« Dans son secteur le plus
avancé, le capitalisme concentré s'oriente vers la vente de blocs
de temps «tout équipés», chacun d'eux constituant une seule
marchandise unifiée, qui a intégré un certain nombre de
marchandises diverses. C'est ainsi que peut apparaître, dans
l'économie en expansion des «services» et des loisirs, la formule
du paiement calculé «tout compris», pour l'habitat spectaculaire,
les pseudo-déplacements collectifs des vacances, l'abonnement à la
consommation culturelle, et la vente de la sociabilité elle-même en
«conversations passionnantes» et «rencontres de personnalités».
Cette sorte de marchandise spectaculaire, qui ne peut évidemment
avoir cours qu'en fonction de la pénurie accrue des réalités
correspondantes, figure aussi bien évidemment parmi les
articles-pilotes de la modernisation des ventes, en étant payable à
crédit ».
« Cette époque, qui se
montre à elle-même son temps comme étant essentiellement le retour
précipité de multiples festivités, est également une époque sans
fête. Ce qui était, dans le temps cyclique, le moment de la
participation d'une communauté à la dépense luxueuse de la vie,
est impossible pour la société sans communauté et sans luxe. Quand
ses pseudo-fêtes vulgarisées, parodies du dialogue et du don,
incitent à un surplus de dépense économique, elles ne ramènent
que la déception toujours compensée par la promesse d'une déception
nouvelle. Le temps de la survie moderne doit, dans le spectacle, se
vanter d'autant plus hautement que sa valeur d'usage s'est réduite.

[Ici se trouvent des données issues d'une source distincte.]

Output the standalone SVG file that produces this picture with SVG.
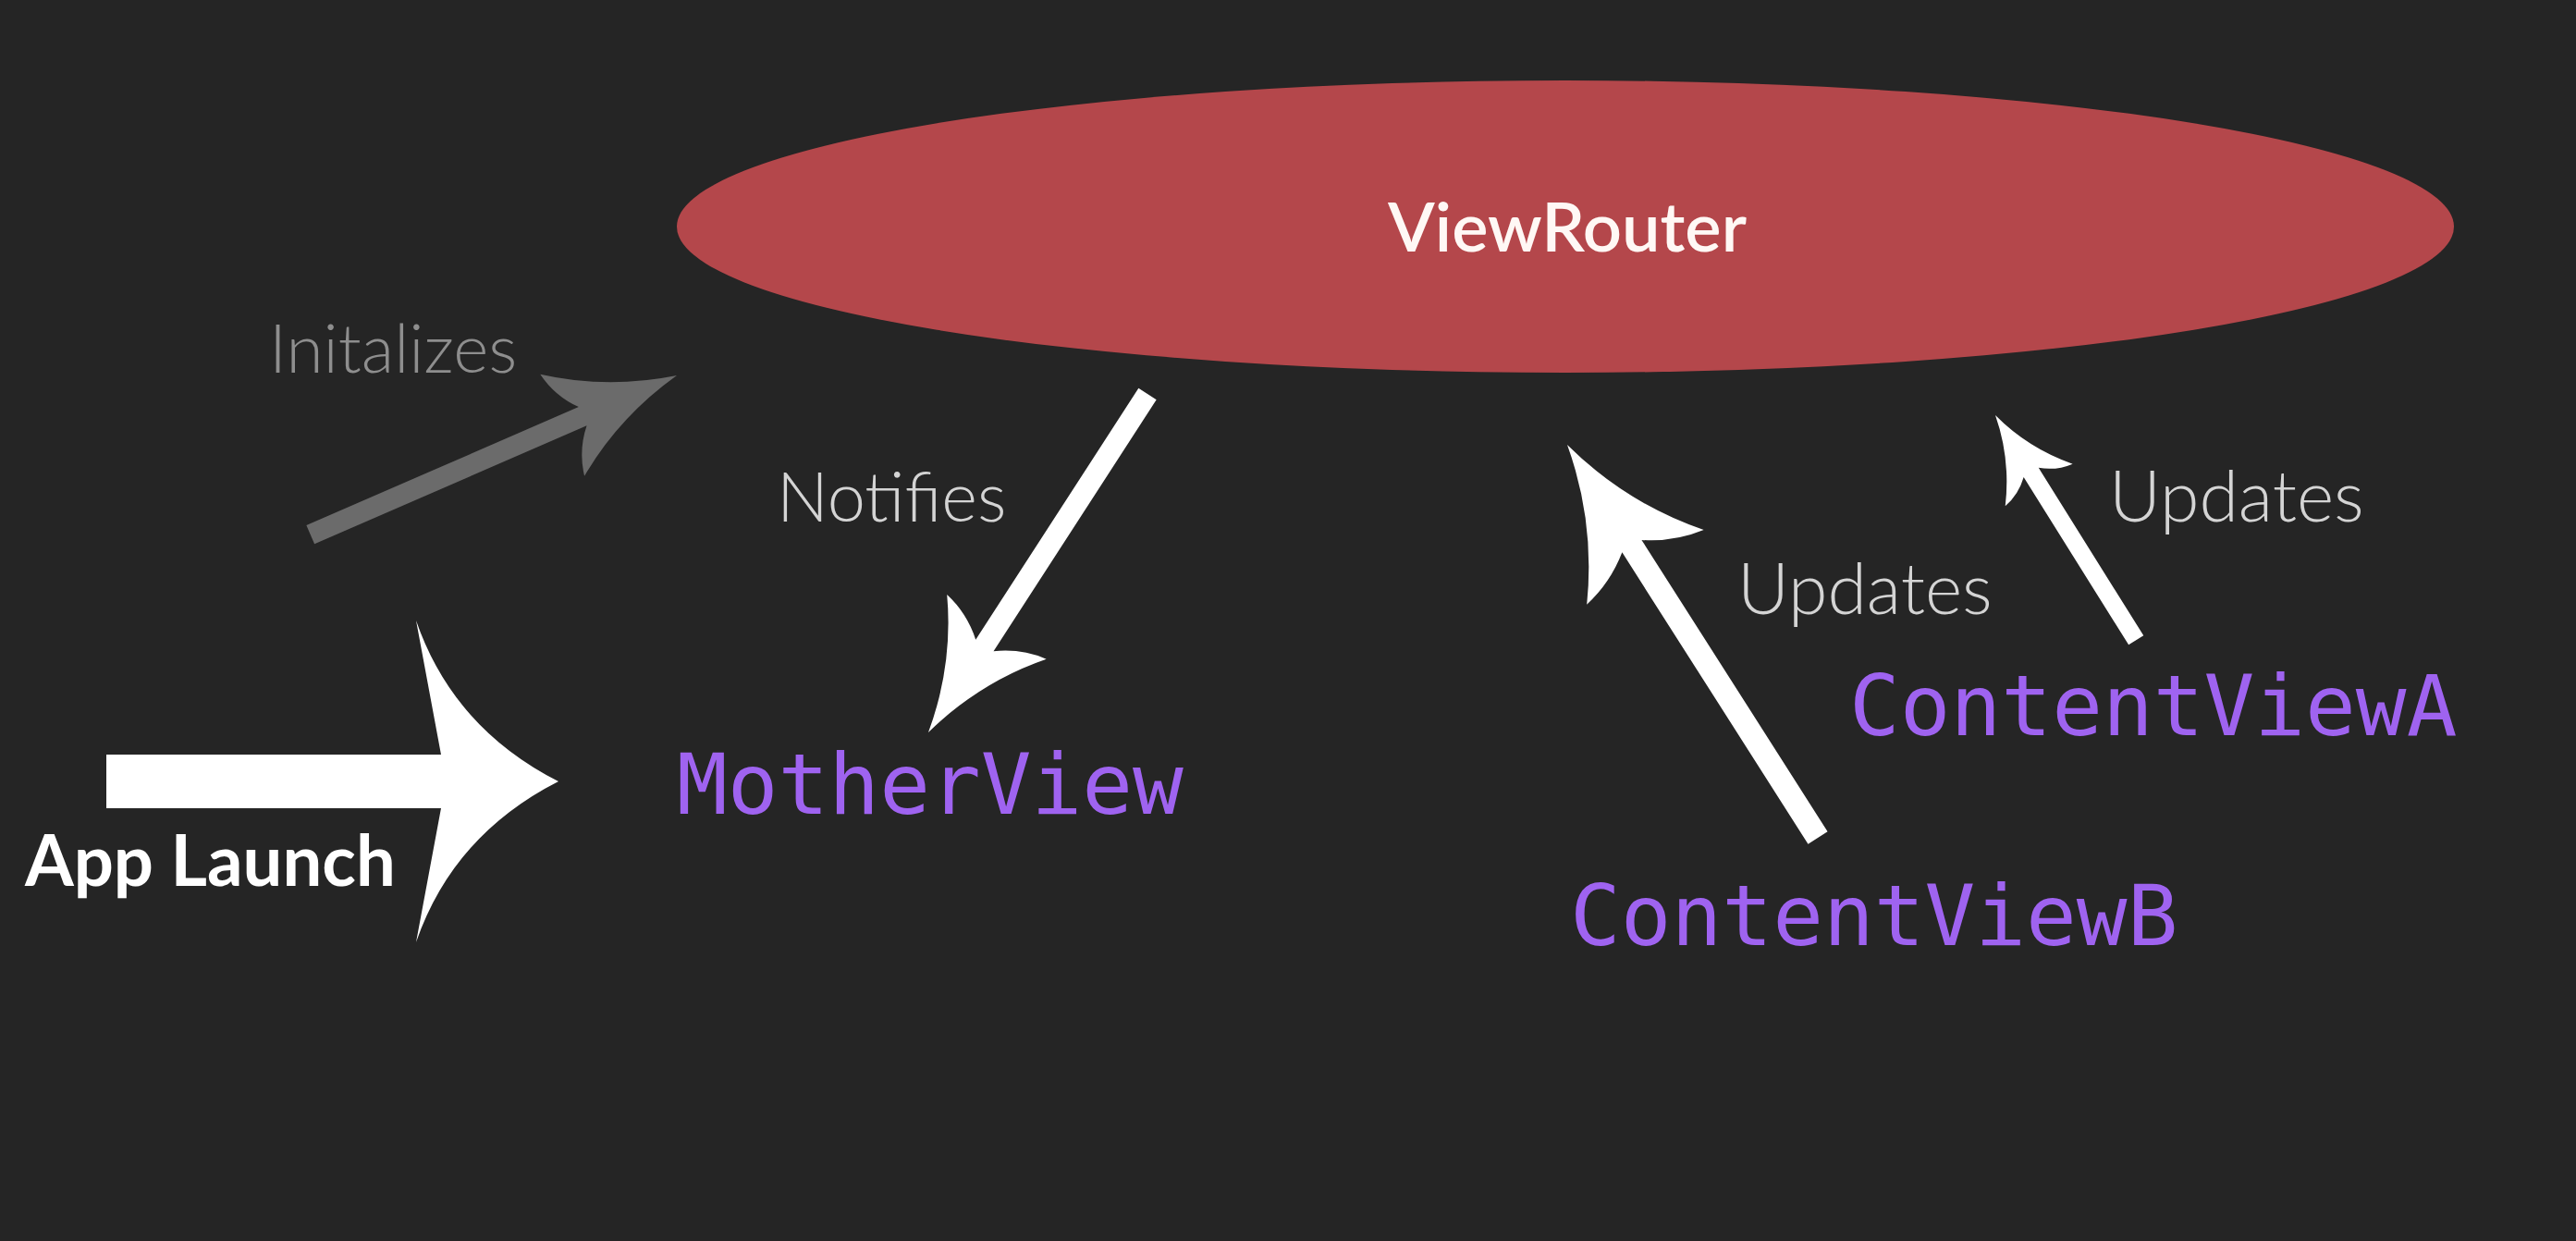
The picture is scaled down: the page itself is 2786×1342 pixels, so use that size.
<svg xmlns="http://www.w3.org/2000/svg" width="2786" height="1342" viewBox="0 0 2786 1342">
<style>
.lbl{font-family:Lato,"Noto Sans","DejaVu Sans",sans-serif;}
.mono{font-family:"DejaVu Sans Mono","Liberation Mono",monospace;font-size:91px;fill:#9f63f0;}
.edge{font-family:Lato,"Noto Sans",sans-serif;font-weight:300;fill:#d4d4d4;}
.arrow{fill:#ffffff;}
</style>
<rect x="0" y="0" width="2786" height="1342" fill="#252525"/>
<g id="viewrouter">
<ellipse cx="1693" cy="245" rx="961" ry="158" fill="#b4474b"/>
<text class="lbl" x="1695" y="272" text-anchor="middle" font-size="74" font-weight="600" fill="#fff8f5">ViewRouter</text>
</g>
<g id="motherview"><text class="mono" x="732" y="880">MotherView</text></g>
<g id="contentviewA"><text class="mono" x="2000" y="795">ContentViewA</text></g>
<g id="contentviewB"><text class="mono" x="1698" y="1022">ContentViewB</text></g>
<g id="connectors">
<g id="edge-initializes">
<path fill="#6b6b6b" transform="translate(732 406) rotate(-23.47)" d="M0,0 Q-75,-16 -135,-60 Q-130,-32 -111,-11 L-432,-11 L-432,11 L-111,11 Q-130,32 -135,60 Q-75,16 0,0 Z"/>
<text class="lbl" x="291" y="403" font-size="73" font-weight="300" fill="#8e8e8e">Initalizes</text>
</g>
<g id="edge-notifies">
<path class="arrow" transform="translate(1004 792) rotate(122.93)" d="M0,0 Q-76,-17 -136,-64 Q-131,-35 -112,-11.5 L-436,-11.5 L-436,11.5 L-112,11.5 Q-131,35 -136,64 Q-76,17 0,0 Z"/>
<text class="edge" x="840" y="564" font-size="74">Notifies</text>
</g>
<g id="edge-updates-b">
<path class="arrow" transform="translate(1695 481) rotate(-122.53)" d="M0,0 Q-87,-19.5 -157,-75 Q-151,-41 -130,-12.5 L-504,-12.5 L-504,12.5 L-130,12.5 Q-151,41 -157,75 Q-87,19.5 0,0 Z"/>
<text class="edge" x="1879" y="664" font-size="77">Updates</text>
</g>
<g id="edge-updates-a">
<path class="arrow" transform="translate(2158 449) rotate(-122.03)" d="M0,0 Q-49,-11 -89,-43 Q-86,-24 -73,-9.5 L-287,-9.5 L-287,9.5 L-73,9.5 Q-86,24 -89,43 Q-49,11 0,0 Z"/>
<text class="edge" x="2281" y="564" font-size="77">Updates</text>
</g>
<g id="edge-applaunch">
<path class="arrow" transform="translate(604 845)" d="M0,0 Q-114,-58 -154,-174 L-127,-29 L-489,-29 L-489,29 L-127,29 L-154,174 Q-114,58 0,0 Z"/>
<text class="lbl" x="27" y="958" font-size="76" font-weight="700" fill="#ffffff">App Launch</text>
</g>
</g>
</svg>
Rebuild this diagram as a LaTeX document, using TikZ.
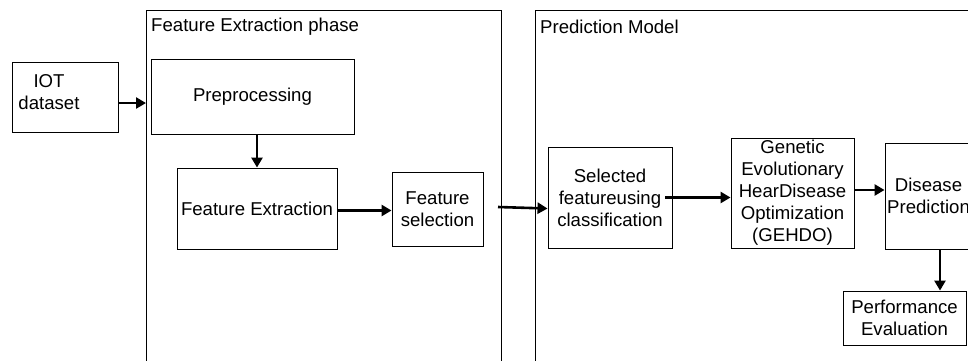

La réalité du temps a été remplacée par la publicité du temps »
« Comme autre côté de la
déficience de la vie historique générale, la vie individuelle n'a
pas encore d'histoire. Les pseudo-événements qui se pressent dans
la dramatisation spectaculaire n'ont pas été vécus par ceux qui en
sont informés ; et de plus ils se perdent dans l'inflation de leur
remplacement précipité, à chaque pulsion de la machinerie
spectaculaire. D'autre part, ce qui a été réellement vécu est
sans relation avec le temps irréversible officiel de la société,
et en opposition directe au rythme pseudo-cyclique du sous-produit
consommable de ce temps. Ce vécu individuel de la vie quotidienne
séparée reste sans langage, sans concept, sans accès critique à
son propre passé qui n'est consigné nulle part. Il ne se communique
pas. Il est incompris et oublié au profit de la fausse mémoire
spectaculaire du non-mémorable ».
« Pour amener les
travailleurs au statut de producteurs et consommateurs «libres» du
temps-marchandise, la condition préalable a été l'expropriation
violente de leur temps. Le retour spectaculaire du temps n'est devenu
possible qu'à partir de cette première dépossession du
producteur ».
« Sous-produit de la
circulation des marchandises, la circulation humaine considérée
comme une consommation, le tourisme, se ramène fondamentalement au
loisir d'aller voir ce qui est devenu banal. L'aménagement
économique de la fréquentation de lieux différents est déjà par
lui-même la garantie de leur équivalence. La même modernisation
qui a retiré du voyage le temps, lui a aussi retiré la réalité de
l'espace ».
« La plus grande idée
révolutionnaire à propos de l'urbanisation n'est pas elle-même
urbanistique, technologique ou esthétique. C'est la décision de
reconstruire intégralement le territoire selon les besoins du
pouvoir des Conseils de travailleurs, de la dictature anti-étatique
du prolétariat, du dialogue exécutoire. Et le pouvoir des Conseils,
qui ne peut être effectif qu'en transformant la totalité des
conditions existantes, ne pourra s'assigner une moindre tâche s'il
veut être reconnu et se reconnaître lui-même dans son monde ».
« La culture devenue
intégralement marchandise doit aussi devenir la marchandise vedette
de la société spectaculaire. Clark Kerr, un des idéologues les
plus avancés de cette tendance, a calculé que le complexe processus
de production, distribution et consommation des connaissances,
accapare déjà annuellement 29% du produit national aux Etats-Unis ;
et il prévoit que la culture doit tenir dans la seconde moitié de
ce siècle le rôle moteur dans le développement de l'économie, qui
fut celui de l'automobile dans sa première moitié, et des chemins
de fer dans la seconde moitié du siècle précédent ».